Wednesday, January 27, 2010

Holy crap.

I honestly didn't think that I'd make it past the first blog. I'm too damn busy to pee on a regular basis (which thankfully coincides with my lack of fluid intake lately) let alone write stuff other than checks to pay bills. p.s. I hate companies that don't allow you to pay your bill online. But I digress.

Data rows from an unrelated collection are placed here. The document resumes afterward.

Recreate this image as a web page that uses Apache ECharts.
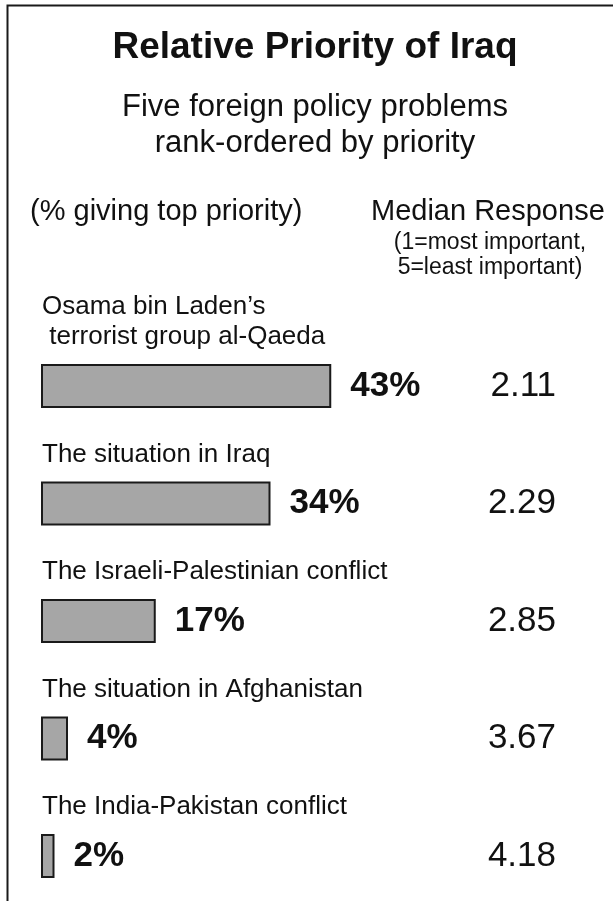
<!DOCTYPE html>
<html>
<head>
<meta charset="utf-8">
<title>Relative Priority of Iraq</title>
<script src="https://cdn.jsdelivr.net/npm/echarts@6.0.0/dist/echarts.min.js"></script>
<style>
  html, body { margin: 0; padding: 0; background: #ffffff; }
  #chart { width: 616px; height: 901px; }
</style>
</head>
<body>
<div id="chart"></div>
<script>
// Foreign policy problems, in rank order
const categories = [
  'Osama bin Laden\u2019s\n terrorist group al-Qaeda',
  'The situation in Iraq',
  'The Israeli-Palestinian conflict',
  'The situation in Afghanistan',
  'The India-Pakistan conflict'
];
// % giving top priority
const topPriorityPct = [43, 34, 17, 4, 2];
// Median response (1 = most important, 5 = least important)
const medianResponse = [2.11, 2.29, 2.85, 3.67, 4.18];

const FONT = "'Liberation Sans', Arial, Helvetica, sans-serif";
const INK = '#111111';

function text(str, x, y, size, opts) {
  opts = opts || {};
  return {
    type: 'text',
    x: x,
    y: y,
    silent: true,
    style: {
      text: str,
      fill: INK,
      font: (opts.bold ? 'bold ' : '') + size + 'px ' + FONT,
      align: opts.align || 'center',
      verticalAlign: 'middle'
    }
  };
}

const chart = echarts.init(document.getElementById('chart'), null, { renderer: 'canvas' });

chart.setOption({
  animation: false,
  backgroundColor: '#ffffff',
  graphic: [
    // open frame: top and left rules
    {
      type: 'polyline',
      silent: true,
      shape: { points: [[7.5, 901], [7.5, 5.5], [613, 5.5]] },
      style: { stroke: '#1a1a1a', lineWidth: 2, fill: null }
    },
    text('Relative Priority of Iraq', 315, 48, 37, { bold: true }),
    text('Five foreign policy problems', 315, 107, 31),
    text('rank-ordered by priority', 315, 143, 31),
    text('(% giving top priority)', 30, 212, 29, { align: 'left' }),
    text('Median Response', 371, 212, 29, { align: 'left' }),
    text('(1=most important,', 490, 243, 23),
    text('5=least important)', 490, 268, 23)
  ],
  // rows sit on the category ticks, first row at the top edge, last at the bottom edge
  grid: { left: 41, top: 386, width: 540, height: 470, containLabel: false },
  xAxis: { type: 'value', min: 0, max: 80, show: false },
  yAxis: [
    {
      type: 'category',
      data: categories,
      inverse: true,
      boundaryGap: false,
      axisLine: { show: false },
      axisTick: { show: false },
      splitLine: { show: false },
      axisLabel: {
        inside: true,
        interval: 0,
        margin: 1,
        align: 'left',
        verticalAlign: 'bottom',
        padding: [0, 0, 34, 0],
        fontFamily: FONT,
        fontSize: 26,
        lineHeight: 30,
        color: INK
      }
    },
    {
      type: 'category',
      data: categories,
      inverse: true,
      boundaryGap: false,
      position: 'right',
      axisLine: { show: false },
      axisTick: { show: false },
      splitLine: { show: false },
      axisLabel: {
        inside: true,
        interval: 0,
        margin: 25,
        align: 'right',
        verticalAlign: 'middle',
        padding: [0, 0, 8, 0],
        fontFamily: FONT,
        fontSize: 35,
        color: INK,
        formatter: function (value, index) {
          return medianResponse[index].toFixed(2);
        }
      }
    }
  ],
  series: [
    {
      name: '% giving top priority',
      type: 'bar',
      yAxisIndex: 0,
      data: topPriorityPct,
      barWidth: 44,
      itemStyle: { color: '#a6a6a6', borderColor: '#1a1a1a', borderWidth: 2 },
      label: {
        show: true,
        position: 'right',
        distance: 19,
        formatter: '{c}%',
        fontFamily: FONT,
        fontSize: 35,
        fontWeight: 'bold',
        color: INK
      }
    }
  ]
});
</script>
</body>
</html>
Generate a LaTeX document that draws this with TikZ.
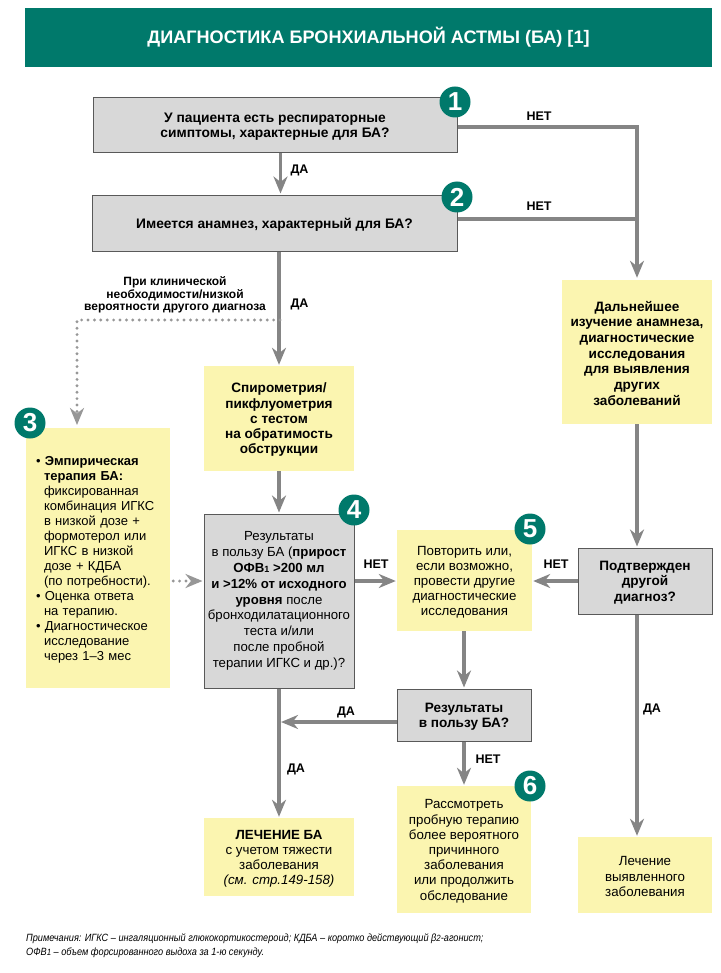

I was just thinking on the way to work about my kids. "Kids." To be honest, I never saw myself having one child. And now I have two. I'm 100% sure that it's a direct result of finding a man who I could look at and think "Wow. He's is soooooo hot..." No, no, no...what I meant to say was "Wow, he'd be a great father."
I was also thinking that more than once a day I think to myself, I still feel like a kid. I like freezies, Looney Toons, and hate doing chores. So then I wonder if I really am the best mother I can be. I'm sure that at some point every mother feels like that. Or at least I hope. I already know that I'm screwed with two DAUGHTERS. I was watching "Real Housewives" the other day (shut up) and one of the broads has two teenagers. I wanted to reach through that t.v. and give them one bad ass spanking. Yep- Brad and I are in trouble. Because even if our kids are more well behaved then two orange county spoiled brats- they are still girls and they still have mood swings. Trust me, I know from experience.

I was also wondering what they will be like when they grow up. What will they look like, what job will they have? I'm hoping that they will look back and think "Even though my Mom once threatened to sell me on Craig's List...I know she loves me." or "Even though my Mom threatened to sell me to the nice Vietnamese farmer at the farmer's market, I know she cares." (Hey- I gotta get some of my money back.)

My oldest says some damn funny things though, so maybe she will be a famous comedian.

Well, gotta go. There is a sandwich calling my name. I like to eat.

-lindseyian

Tuesday, January 26, 2010

...giving it a go....

Here I am. I never thought I'd have a blog. Hell, there was a time that I didn't even know the meaning of "blog." I also rebelled against Fbook and Twitter and now I have both. Come to think of it, I also vowed to never have kids or own an Iphone and look at me. I guess I'm really a walking, talking version of never say never.

So, why start a blog now? Well, I recently realized that I always feel better after I vent. (My wonderful sister Katie is usually my vent buddy, but that amount of profanity can't be good for her ears.) Unfortunately, I don't vent enough. I generally can bottle it up, and forget about it an hour later but I hear that's unhealthy. I always thought that there was no way that I'd have enough deep and meaningful mental conversations to have enough blog material. And while it's true that more often then not, I'm thinking about what bill I need to mail, what food sounds good to me, or which of my lovely kids crapped themselves- it turns out that I do, in fact, think of some interesting topics. So I will blog them out and if people read them and can relate- then cool! If people read them, think I'm a bimbo and then resort to hatred- that's cool too.

My plan is to write about anything. Diapers, bacon, my loving husband, my line of work and my fledgling jewelery business that has yet to take off. Oh yeah, and I'm going back to college for a math class here or there and those blog topics will make you laugh your face off and keep you on the edge of your seat, I'm sure. Whatever, read them. Or don't. But this is my new method of free therapy...ahhhh, I'm feelin better already.